Whilst the Court of Appeal found that the relevant “matter” for the purposes of section 28A(1A) TMA was Mr Embiricos’ claim to benefit from the remittance basis of taxation (to which his domicile status was relevant), it concluded that the real question was what a valid PCN was required to address: was it sufficient for the PCN to disallow the remittance basis claim by deleting it or was an amended tax calculation also required to give effect to the conclusion? In this regard, the Court said that the remittance basis was not a claim to relief but a basis of assessment. This meant that the rejection of the remittance basis claim would lead inevitably to an assessment to UK tax on the arising basis. In the circumstances that the taxpayer did have foreign income and gains, simply removing the remittance basis claim did not give effect to the conclusion and did not comply with the requirements in section 28A(2) TMA. A valid PCN would have to state the conclusion that the remittance basis claim was disallowed, and make the amendments to the return to bring into charge the relevant foreign income and gains. Only then would the desired early resolution and finality be achieved and early payment be made.

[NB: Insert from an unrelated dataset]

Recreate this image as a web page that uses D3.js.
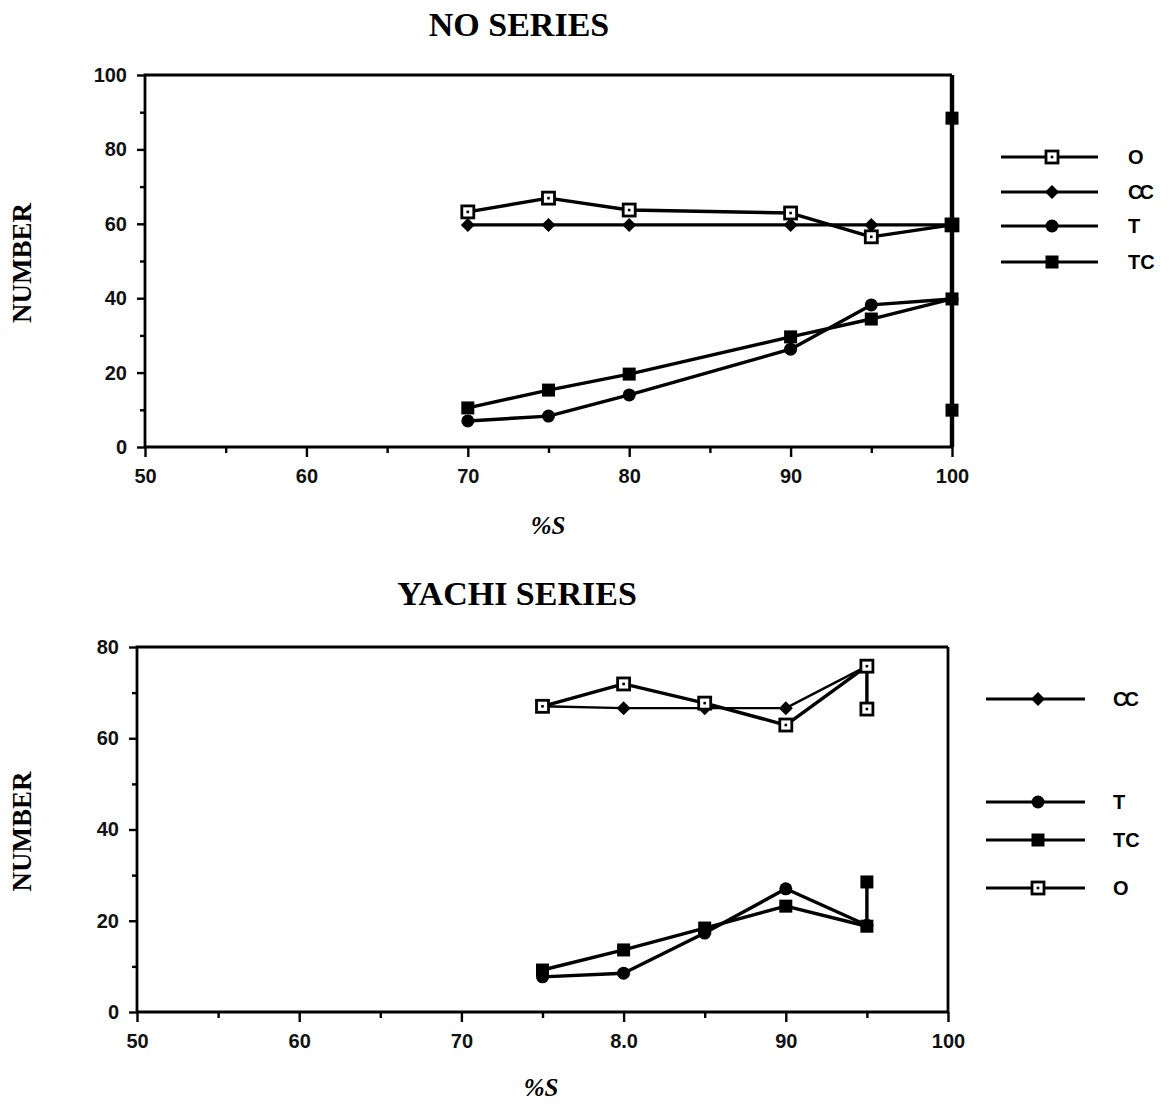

The Court of Appeal’s decision brings much needed certainty in this area. Unless the decision is overturned, taxpayers in the position of Mr Embiricos will not be able to force the issue of a PCN in a domicile dispute before HMRC has had a reasonable opportunity to quantify the tax payable by the taxpayer on the arising basis. Indeed, even beyond domicile disputes, taxpayers will have more limited options for resisting information requests issued by HMRC for the purposes of calculating the tax payable as a result of conclusions reached in an enquiry.
It may be that taxpayers will continue to be able to take the approach in Henkes, by raising the question of domicile as a preliminary step in assessing the reasonableness of HMRC’s refusal to issue a PCN (or an information request). Neither the UT nor the Court of Appeal commented on Henkes. Though, as set out in our blogpost on Henkes (see above) this approach comes with its own risks, and should not be adopted lightly.
More generally, it is disappointing that there remains no straightforward means for challenging an unreasonable refusal by HMRC to agree a joint referral pursuant to section 28ZA TMA. Were such a mechanism available, the need for the ingenuity on display in cases like Embiricos and Henkes would fall away.